Lorne Alexander Lovell

Lorne Alexander Lovell

On July 6, 1944, the Highland Light Infantry, Galt, attacked and took the small town of Buron in Normandy, France, and casualties were heavy. The following morning the unit moved into Caen. On the way, the vehicles were shelled heavily by the enemy, Pte. Lorne Alexander Lovell had been with the mortar platoon during the Buron battle and was with the platoon officer in his carrier operating the wireless set, on the move. Ahead, just inside the city limits, the road was very narrow due to bomb craters. The column was held up at a very bad time. Pte. Lovell and his officer took cover in shallow trenches in the field by the road, but a shell landed near the former wounding him seriously. He was evacuated to hospital but died on July 9. Thus reads the report of the last action in which Pte. Lovell took part, and his parents, Mr. and Mrs.
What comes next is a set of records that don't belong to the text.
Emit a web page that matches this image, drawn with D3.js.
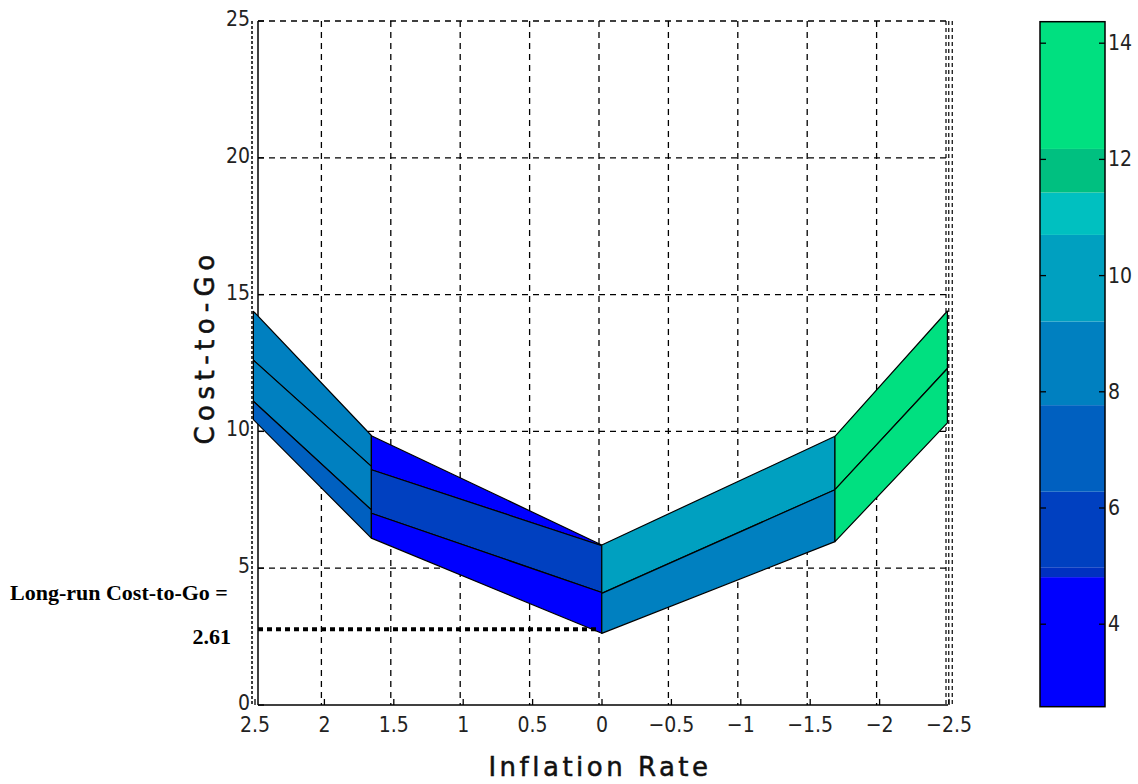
<!DOCTYPE html>
<html>
<head>
<meta charset="utf-8">
<script src="https://cdn.jsdelivr.net/npm/d3@7"></script>
<style>
body { margin: 0; background: #fff; }
</style>
</head>
<body>
<div id="chart"></div>
<script>

var xTicks = [2.5, 2, 1.5, 1, 0.5, 0, -0.5, -1, -1.5, -2, -2.5];
var xTickLabels = ["2.5", "2", "1.5", "1", "0.5", "0", "\u22120.5", "\u22121", "\u22121.5", "\u22122", "\u22122.5"];
var yTicks = [0, 5, 10, 15, 20, 25];
var cbTicks = [4, 6, 8, 10, 12, 14];

// surface: each column spans two x knots, lines are [left, right] heights top to bottom
var columnX = [[2.49, 1.64], [1.64, -0.02], [-0.02, -1.70], [-1.70, -2.51]];
var columnLines = [
	[[14.39, 9.85], [12.60, 8.72], [11.10, 7.13], [10.43, 6.10]],
	[[9.84, 5.85], [8.60, 5.82], [7.01, 4.11], [6.10, 2.62]],
	[[5.85, 9.82], [4.08, 7.87], [2.62, 5.97]],
	[[9.82, 14.40], [7.87, 12.30], [5.97, 10.31]]
];
var patchValues = [
	[8.5, 8.5, 7.0],
	[3.6, 5.6, 3.6],
	[10.0, 8.5],
	[13.3, 13.3]
];

var colorBreaks = [4.81, 4.98, 6.28, 7.77, 9.21, 10.70, 11.43, 12.18];
var colorList = ["#0000ff", "#0030c0", "#0040c0", "#0060c0", "#0080c0", "#00a0c0", "#00c0c0", "#00c080", "#00e080"];
var cbRange = [2.58, 14.37];

var longRunLevel = 2.77;
var longRunText = "2.61";

var W = 1138, H = 784;
var tickFont = "'Liberation Sans Narrow', 'DejaVu Sans Condensed', sans-serif";
var titleFont = "'DejaVu Sans', sans-serif";
var noteFont = "'Liberation Serif', 'DejaVu Serif', serif";

var x = d3.scaleLinear().domain([2.5, -2.5]).range([252, 946]);
var y = d3.scaleLinear().domain([0, 25]).range([705, 21]);
var color = d3.scaleThreshold().domain(colorBreaks).range(colorList);
var cy = d3.scaleLinear().domain(cbRange).range([706.7, 21.7]);

var svg = d3.select("#chart")
	.append("svg")
	.attr("width", W)
	.attr("height", H)
	.style("display", "block")
	.style("background", "#fff");

var axisX = x(2.5) + 6;

// grid
svg.append("g").selectAll("line")
	.data(yTicks.filter(function(d) { return d > 0; }))
	.enter().append("line")
	.attr("x1", axisX).attr("x2", x(-2.5))
	.attr("y1", function(d) { return y(d); })
	.attr("y2", function(d) { return y(d); })
	.style("stroke", "#000")
	.style("stroke-width", 1.3)
	.style("stroke-dasharray", "6,5");

svg.append("g").selectAll("line")
	.data(xTicks.slice(1, -1))
	.enter().append("line")
	.attr("x1", function(d) { return x(d); })
	.attr("x2", function(d) { return x(d); })
	.attr("y1", y(25)).attr("y2", y(0))
	.style("stroke", "#000")
	.style("stroke-width", 1.3)
	.style("stroke-dasharray", "6,5");

// back edges (dotted)
svg.append("line")
	.attr("x1", x(2.5)).attr("x2", x(2.5))
	.attr("y1", y(25)).attr("y2", y(0))
	.style("stroke", "#000").style("stroke-width", 1.5)
	.style("stroke-dasharray", "3,2");

[-2.5, -2.52, -2.545].forEach(function(v) {
	svg.append("line")
		.attr("x1", x(v)).attr("x2", x(v))
		.attr("y1", y(25)).attr("y2", y(0))
		.style("stroke", "#000").style("stroke-width", 1.2)
		.style("stroke-dasharray", "4,3");
});

// axes
svg.append("line")
	.attr("x1", axisX).attr("x2", axisX)
	.attr("y1", y(25)).attr("y2", y(0))
	.style("stroke", "#000").style("stroke-width", 1.5);
svg.append("line")
	.attr("x1", axisX).attr("x2", x(-2.5) + 2)
	.attr("y1", y(0)).attr("y2", y(0))
	.style("stroke", "#000").style("stroke-width", 1.5);

svg.append("g").selectAll("line")
	.data(yTicks)
	.enter().append("line")
	.attr("x1", axisX).attr("x2", axisX + 6)
	.attr("y1", function(d) { return y(d); })
	.attr("y2", function(d) { return y(d); })
	.style("stroke", "#000").style("stroke-width", 1.3);

svg.append("g").selectAll("line")
	.data(xTicks)
	.enter().append("line")
	.attr("x1", function(d) { return x(d) + 3; })
	.attr("x2", function(d) { return x(d) + 3; })
	.attr("y1", y(0)).attr("y2", y(0) - 6)
	.style("stroke", "#000").style("stroke-width", 1.3);

svg.append("g").selectAll("text")
	.data(yTicks)
	.enter().append("text")
	.attr("x", x(2.5) - 2)
	.attr("y", function(d) { return y(d) + 5; })
	.attr("text-anchor", "end")
	.style("font-family", tickFont)
	.style("font-size", "21px")
	.style("fill", "#222")
	.text(function(d) { return d; });

svg.append("g").selectAll("text")
	.data(xTicks)
	.enter().append("text")
	.attr("x", function(d) { return x(d) + 3; })
	.attr("y", y(0) + 27)
	.attr("text-anchor", "middle")
	.style("font-family", tickFont)
	.style("font-size", "21px")
	.style("fill", "#222")
	.text(function(d, i) { return xTickLabels[i]; });

// surface patches
var patches = [];
columnX.forEach(function(cx, c) {
	var lines = columnLines[c];
	for (var i = 0; i < lines.length - 1; i++) {
		patches.push({
			pts: [[cx[0], lines[i][0]], [cx[1], lines[i][1]], [cx[1], lines[i + 1][1]], [cx[0], lines[i + 1][0]]],
			value: patchValues[c][i]
		});
	}
});

svg.append("g").selectAll("path")
	.data(patches)
	.enter().append("path")
	.attr("d", function(d) {
		return "M" + d.pts.map(function(p) { return x(p[0]) + "," + y(p[1]); }).join("L") + "Z";
	})
	.style("fill", function(d) { return color(d.value); })
	.style("stroke", "#000")
	.style("stroke-width", 1.2)
	.style("stroke-linejoin", "round");

// long-run marker
svg.append("line")
	.attr("x1", axisX).attr("x2", x(0))
	.attr("y1", y(longRunLevel)).attr("y2", y(longRunLevel))
	.style("stroke", "#000")
	.style("stroke-width", 4)
	.style("stroke-dasharray", "5,4");

svg.append("text")
	.attr("x", 10).attr("y", 600)
	.style("font-family", noteFont)
	.style("font-weight", "bold")
	.style("font-size", "22px")
	.text("Long-run Cost-to-Go =");
svg.append("text")
	.attr("x", 231).attr("y", 644)
	.attr("text-anchor", "end")
	.style("font-family", noteFont)
	.style("font-weight", "bold")
	.style("font-size", "22px")
	.text(longRunText);

// titles
svg.append("text")
	.attr("x", 600).attr("y", 776)
	.attr("text-anchor", "middle")
	.style("font-family", titleFont)
	.style("font-size", "26px")
	.style("letter-spacing", "3.5px")
	.style("fill", "#111")
	.style("stroke", "#111")
	.style("stroke-width", 0.5)
	.text("Inflation Rate");
svg.append("text")
	.attr("transform", "translate(214,347) rotate(-90)")
	.attr("text-anchor", "middle")
	.style("font-family", titleFont)
	.style("font-size", "26px")
	.style("letter-spacing", "5.5px")
	.style("fill", "#111")
	.style("stroke", "#111")
	.style("stroke-width", 0.6)
	.text("Cost-to-Go");

// colorbar
var cbX = 1040, cbW = 65;
var bands = colorList.map(function(col, i) {
	var lo = i === 0 ? cbRange[0] : colorBreaks[i - 1];
	var hi = i === colorList.length - 1 ? cbRange[1] : colorBreaks[i];
	return { lo: lo, hi: hi, color: col };
});

svg.append("g").selectAll("rect")
	.data(bands)
	.enter().append("rect")
	.attr("x", cbX)
	.attr("width", cbW)
	.attr("y", function(d) { return cy(d.hi); })
	.attr("height", function(d) { return cy(d.lo) - cy(d.hi); })
	.style("fill", function(d) { return d.color; });

svg.append("rect")
	.attr("x", cbX).attr("y", cy(cbRange[1]))
	.attr("width", cbW).attr("height", cy(cbRange[0]) - cy(cbRange[1]))
	.style("fill", "none")
	.style("stroke", "#000")
	.style("stroke-width", 1.5);

var cbTickG = svg.append("g").selectAll("g")
	.data(cbTicks)
	.enter().append("g");
cbTickG.append("line")
	.attr("x1", cbX).attr("x2", cbX + 6)
	.attr("y1", function(d) { return cy(d); })
	.attr("y2", function(d) { return cy(d); })
	.style("stroke", "#000").style("stroke-width", 1.3);
cbTickG.append("line")
	.attr("x1", cbX + cbW - 6).attr("x2", cbX + cbW)
	.attr("y1", function(d) { return cy(d); })
	.attr("y2", function(d) { return cy(d); })
	.style("stroke", "#000").style("stroke-width", 1.3);
cbTickG.append("text")
	.attr("x", cbX + cbW + 3)
	.attr("y", function(d) { return cy(d) + 7; })
	.style("font-family", tickFont)
	.style("font-size", "21px")
	.style("fill", "#222")
	.text(function(d) { return d; });

</script>
</body>
</html>
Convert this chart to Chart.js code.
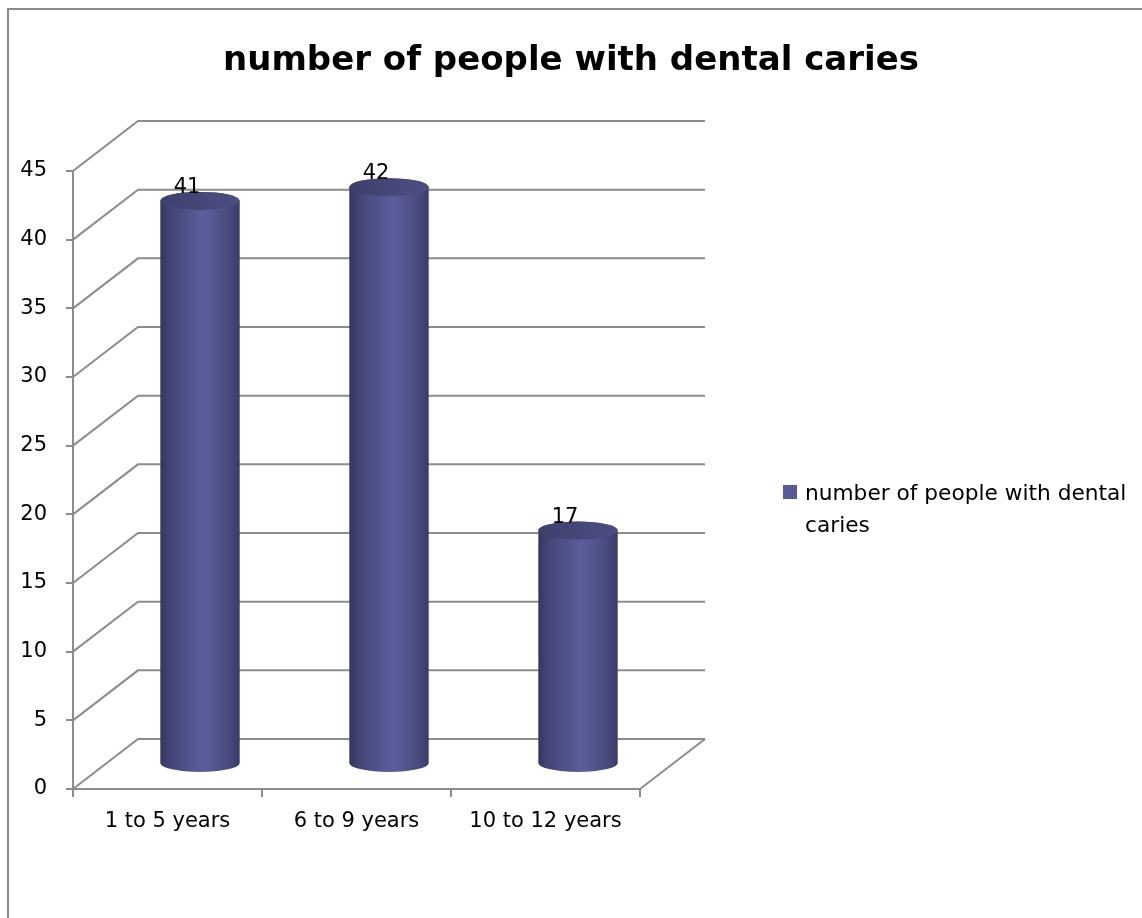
<!DOCTYPE html>
<html>
<head>
<meta charset="utf-8">
<title>number of people with dental caries</title>
<script src="https://cdn.jsdelivr.net/npm/chart.js@4.4.1/dist/chart.umd.min.js"></script>
<style>
  body { margin: 0; background: #fff; }
  canvas { display: block; }
</style>
</head>
<body>
<canvas id="cariesChart" width="1142" height="918"></canvas>
<script>
const chartTitle = 'number of people with dental caries';
const ageGroups = ['1 to 5 years', '6 to 9 years', '10 to 12 years'];
const cariesCounts = [41, 42, 17];
const seriesName = 'number of people with dental caries';
const legendLines = ['number of people with dental', 'caries'];
const yTickValues = [0, 5, 10, 15, 20, 25, 30, 35, 40, 45];

const fontFamily = "'DejaVu Sans', sans-serif";
const gridColor = '#8c8c8c';
const seriesColor = '#575a94';

// offset of the back wall from the front plane
const depth = { x: 65, y: -50 };

Chart.defaults.font.family = fontFamily;
Chart.defaults.color = '#000';

function drawCylinder(ctx, cx, topY, baseY, rx, ry) {
  const body = ctx.createLinearGradient(cx - rx, 0, cx + rx, 0);
  body.addColorStop(0, '#35375f');
  body.addColorStop(0.15, '#45477a');
  body.addColorStop(0.55, '#5b5e9b');
  body.addColorStop(0.85, '#4a4c80');
  body.addColorStop(1, '#393b66');

  ctx.beginPath();
  ctx.moveTo(cx - rx, topY);
  ctx.lineTo(cx - rx, baseY);
  ctx.ellipse(cx, baseY, rx, ry, 0, Math.PI, 0, true);
  ctx.lineTo(cx + rx, topY);
  ctx.ellipse(cx, topY, rx, ry, 0, 0, Math.PI, true);
  ctx.closePath();
  ctx.fillStyle = body;
  ctx.fill();

  // lid
  const top = ctx.createLinearGradient(cx - rx, 0, cx + rx, 0);
  top.addColorStop(0, '#3d3f6c');
  top.addColorStop(1, '#4d4f84');
  ctx.beginPath();
  ctx.ellipse(cx, topY, rx, ry, 0, 0, Math.PI * 2);
  ctx.fillStyle = top;
  ctx.fill();
}

const walls3d = {
  id: 'walls3d',
  beforeDatasetsDraw(chart) {
    const { ctx, chartArea: area, scales: { y } } = chart;
    ctx.save();
    ctx.strokeStyle = gridColor;
    ctx.lineWidth = 2;

    // side wall diagonals and back wall lines
    y.ticks.forEach(t => {
      const py = y.getPixelForValue(t.value);
      ctx.beginPath();
      ctx.moveTo(area.left, py);
      ctx.lineTo(area.left + depth.x, py + depth.y);
      ctx.lineTo(area.right + depth.x, py + depth.y);
      ctx.stroke();
    });

    // right edge of the floor
    ctx.beginPath();
    ctx.moveTo(area.right, area.bottom);
    ctx.lineTo(area.right + depth.x, area.bottom + depth.y);
    ctx.stroke();

    // cylinders sit halfway into the depth
    const meta = chart.getDatasetMeta(0);
    const ry = 9;
    ctx.font = "21px " + fontFamily;
    meta.data.forEach((bar, i) => {
      const cx = bar.x + depth.x / 2;
      const topY = bar.y + depth.y / 2;
      const baseY = bar.base + depth.y / 2;
      drawCylinder(ctx, cx, topY, baseY, bar.width / 2, ry);

      ctx.fillStyle = '#000';
      ctx.textAlign = 'center';
      ctx.textBaseline = 'alphabetic';
      ctx.fillText(String(cariesCounts[i]), cx - 13, topY - ry + 1);
    });

    ctx.restore();
    return false;
  },
  afterDraw(chart) {
    const { ctx, width } = chart;
    ctx.save();

    // title
    ctx.font = "bold 34px " + fontFamily;
    ctx.fillStyle = '#000';
    ctx.textAlign = 'center';
    ctx.textBaseline = 'alphabetic';
    ctx.fillText(chartTitle, width / 2, 70);

    // legend
    ctx.fillStyle = seriesColor;
    ctx.fillRect(783, 485, 14, 14);
    ctx.fillStyle = '#000';
    ctx.font = "21.7px " + fontFamily;
    ctx.textAlign = 'left';
    legendLines.forEach((line, i) => {
      ctx.fillText(line, 805, 500 + i * 32);
    });

    // chart frame
    ctx.strokeStyle = '#8a8a8a';
    ctx.lineWidth = 2;
    ctx.strokeRect(8, 9, 1200, 1000);
    ctx.restore();
  }
};

new Chart(document.getElementById('cariesChart'), {
  type: 'bar',
  data: {
    labels: ageGroups,
    datasets: [{
      label: seriesName,
      data: cariesCounts,
      backgroundColor: seriesColor,
      categoryPercentage: 1,
      barPercentage: 0.42
    }]
  },
  options: {
    responsive: false,
    animation: false,
    devicePixelRatio: 1,
    layout: { padding: { left: 8, right: 502, top: 171, bottom: 0 } },
    plugins: {
      legend: { display: false },
      title: { display: false },
      tooltip: { enabled: false }
    },
    scales: {
      x: {
        grid: { display: true, drawOnChartArea: false, drawTicks: true, tickLength: 8, color: gridColor, lineWidth: 2 },
        border: { display: true, color: gridColor, width: 2 },
        ticks: { font: { size: 21 }, color: '#000', padding: 12, maxRotation: 0 },
        afterFit: s => { s.height = 129; }
      },
      y: {
        min: 0,
        max: 45,
        afterBuildTicks: s => { s.ticks = yTickValues.map(v => ({ value: v })); },
        grid: { display: true, drawOnChartArea: false, drawTicks: true, tickLength: 7, color: gridColor, lineWidth: 2 },
        border: { display: true, color: gridColor, width: 2 },
        ticks: { font: { size: 21 }, color: '#000', padding: 19 },
        afterFit: s => { s.width = 65; }
      }
    }
  },
  plugins: [walls3d]
});
</script>
</body>
</html>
Alec Lovell, 50 Morley Avenue, Echo Place, also learned from his Signals Officer that their son, at his own request, had reverted from the rank of sergeant, earned in the holding unit in England, to that of private to go into field action. He was wounded earlier in June, but instead of being evacuated to England, asked to be returned to action. A big lad, 6 feet tall and weighing 210 pounds, he enlisted when he was just 16 years of age, going into the Highland Light Infantry directly from the classrooms of Brantford Collegiate Institute and Vocational School.